Despite the prevalence of binary/multiple births, previous stellar nursery studies have focused on how single stars form. As a result, astronomers have long wondered about the origin of binary/multiple stellar systems.
However, an international team led by researchers from the Chinese Academy of Sciences’ Shanghai Astronomical Observatory (SHAO) has discovered that denser and more turbulent environments tend to produce multiple stars.
The Astrophysical Journal published the findings.
The gravitational collapse of cold dense pockets of gas and dust (known as cores) found in molecular clouds is required for the birth of any star. Previous research, however, has rarely addressed how the properties of these dense cores affect stellar multiplicity.
The researchers examined the Orion Cloud complex, which is the closest active star formation region to Earth, using the James Clerk Maxwell Telescope (JCMT) in Hawaii and the Atacama Large Millimetre/submillimetre Array (ALMA) in Chile. This stellar nursery, located approximately 1,500 light-years away in the Orion constellation, is an ideal laboratory for testing various models of star formation.
Using the JCMT telescope, the researchers discovered 49 cold, dense cores in the Orion clouds that are forming young stars. The researchers then used ALMA to reveal the internal structures of these dense cores.
Based on high-resolution ALMA observations, the researchers discovered that about 13 dense cores give birth to binary/multiple stars, while the remaining cores only give birth to single stars. They then used the JCMT observations to estimate the physical properties (such as size, gas density, and mass) of these dense cores.
Surprisingly, they discovered that cores forming binary/multiple stars have higher H2 gas density and mass than cores forming single stars, despite the fact that core sizes very little. “Denser cores are much easier to fragment due to self-gravity perturbations inside molecular cores,” said Luo Qiuyi, a Ph.D. student at SHAO and the study’s first author.
The team also used the Nobeyama 45-meter telescope to observe the 49 cores in the N2H+ (J=1-0) molecular line. They discovered that N2H+ line widths for binary/multiple star cores are statistically larger than those for single star cores. “These Nobeyama observations provide an accurate estimate of turbulence levels in dense cores. Our results show that binary/multiple stars form in more turbulent cores “Prof. Ken’ichi Tatematsu, who led the Nobeyama observations, explained.

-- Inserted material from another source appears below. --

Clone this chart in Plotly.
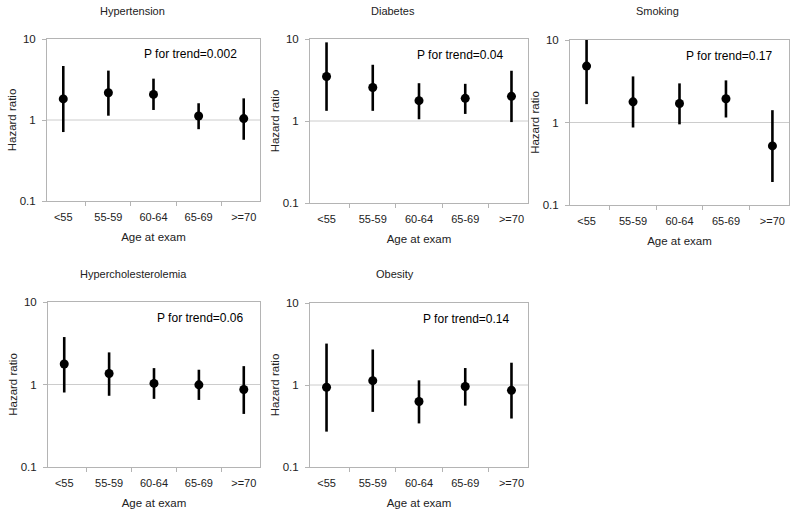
import plotly.graph_objects as go

categories = ["<55", "55-59", "60-64", "65-69", ">=70"]

panel_titles = ["Hypertension", "Diabetes", "Smoking", "Hypercholesterolemia", "Obesity"]
p_trend = ["P for trend=0.002", "P for trend=0.04", "P for trend=0.17", "P for trend=0.06", "P for trend=0.14"]

hypertension_hr = [1.82, 2.17, 2.07, 1.12, 1.04]
hypertension_lo = [0.71, 1.13, 1.33, 0.77, 0.57]
hypertension_hi = [4.64, 4.07, 3.24, 1.61, 1.85]

diabetes_hr = [3.49, 2.56, 1.77, 1.89, 2.00]
diabetes_lo = [1.33, 1.33, 1.05, 1.22, 0.97]
diabetes_hi = [9.10, 4.85, 2.89, 2.84, 4.10]

smoking_hr = [4.83, 1.78, 1.70, 1.94, 0.52]
smoking_lo = [1.67, 0.87, 0.95, 1.15, 0.19]
smoking_hi = [11.2, 3.62, 2.98, 3.24, 1.41]

hyperchol_hr = [1.77, 1.36, 1.03, 0.99, 0.87]
hyperchol_lo = [0.80, 0.73, 0.67, 0.65, 0.44]
hyperchol_hi = [3.76, 2.45, 1.58, 1.51, 1.67]

obesity_hr = [0.94, 1.13, 0.63, 0.96, 0.86]
obesity_lo = [0.27, 0.47, 0.34, 0.56, 0.39]
obesity_hi = [3.20, 2.71, 1.14, 1.61, 1.87]

series = [
    (hypertension_hr, hypertension_lo, hypertension_hi),
    (diabetes_hr, diabetes_lo, diabetes_hi),
    (smoking_hr, smoking_lo, smoking_hi),
    (hyperchol_hr, hyperchol_lo, hyperchol_hi),
    (obesity_hr, obesity_lo, obesity_hi),
]

W, H = 800, 518
# plot-area pixel boxes: (left, right, top, bottom)
boxes = [
    (47, 260, 39, 201),
    (310, 528, 39, 203),
    (570, 789, 40, 205),
    (48, 260, 302, 467),
    (310, 528, 303, 467),
]
title_x = [132, 393, 657, 133, 395]
title_y = [11, 11, 11, 274, 274]
ptext_x = [0.9, 0.9, 0.935, 0.933, 0.926]

FONT = "Liberation Sans, Arial, sans-serif"
FRAME = "#b4b4b4"
TXT = "#222222"

fig = go.Figure()
layout = dict(
    width=W, height=H, margin=dict(l=0, r=0, t=0, b=0, autoexpand=False),
    paper_bgcolor="white", plot_bgcolor="white", showlegend=False,
    font=dict(family=FONT, size=11, color=TXT),
)
annotations = []
shapes = []

for i, ((hr, lo, hi), box) in enumerate(zip(series, boxes)):
    n = "" if i == 0 else str(i + 1)
    xa, ya = "x" + n, "y" + n
    l, r, t, b = box
    fig.add_trace(go.Scatter(
        x=categories, y=hr, mode="markers",
        xaxis=xa, yaxis=ya, cliponaxis=False,
        marker=dict(color="black", size=9),
        error_y=dict(type="data", symmetric=False,
                     array=[h - v for h, v in zip(hi, hr)],
                     arrayminus=[v - m for v, m in zip(hr, lo)],
                     color="black", thickness=2.6, width=0),
    ))
    layout["xaxis" + n] = dict(
        domain=[l / W, r / W], anchor=ya, type="category", automargin=False,
        categoryorder="array", categoryarray=categories,
        tickson="boundaries", ticks="outside", ticklen=4, tickcolor=FRAME,
        ticklabelstandoff=6,
        showline=True, linecolor=FRAME, linewidth=1, mirror=True,
        showgrid=False, zeroline=False,
        tickfont=dict(size=11, color=TXT),
        title=dict(text="Age at exam", font=dict(size=11.5, color=TXT), standoff=10),
    )
    layout["yaxis" + n] = dict(
        domain=[1 - b / H, 1 - t / H], anchor=xa, type="log", range=[-1, 1],
        automargin=False,
        tickvals=[0.1, 1, 10], ticktext=["0.1", "1", "10"],
        ticks="outside", ticklen=4, tickcolor=FRAME, ticklabelstandoff=4,
        showline=True, linecolor=FRAME, linewidth=1, mirror=True,
        showgrid=False, zeroline=False,
        tickfont=dict(size=11.5, color=TXT),
        title=dict(text="Hazard ratio", font=dict(size=11.5, color=TXT), standoff=0),
    )
    shapes.append(dict(type="line", xref=xa + " domain", yref=ya,
                       x0=0, x1=1, y0=1, y1=1,
                       line=dict(color="#cccccc", width=1), layer="below"))
    annotations.append(dict(text=panel_titles[i], xref="paper", yref="paper",
                            x=title_x[i] / W, y=1 - title_y[i] / H,
                            xanchor="center", yanchor="middle", showarrow=False,
                            font=dict(size=11, color=TXT)))
    annotations.append(dict(text=p_trend[i], xref=xa + " domain", yref=ya + " domain",
                            x=ptext_x[i], y=0.905, xanchor="right", yanchor="middle",
                            showarrow=False, font=dict(size=12, color="black")))

layout["annotations"] = annotations
layout["shapes"] = shapes
fig.update_layout(**layout)
fig.write_html("out.html", config={"displayModeBar": False},
               post_script="document.body.style.margin='0';document.body.style.padding='0';")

“In a nutshell, we discovered that binary/multiple stars form in denser and more turbulent molecular cores in this study,” Luo said.
“JCMT has proven to be an excellent tool for locating these outstanding nurseries for ALMA follow-up. Because ALMA has unprecedented sensitivity and resolution, we can conduct similar studies on a much larger sample of dense cores to gain a better understanding of star formation “said study co-author Liu Sheng-Yuan.
“In terms of future work, we have yet to consider the impact of magnetic fields in our analysis. In dense cores, magnetic fields may suppress fragmentation. So, we are very excited to continue our research in this area with JCMT and ALMA “said Liu Tie, the study’s corresponding author and ALMA data lead.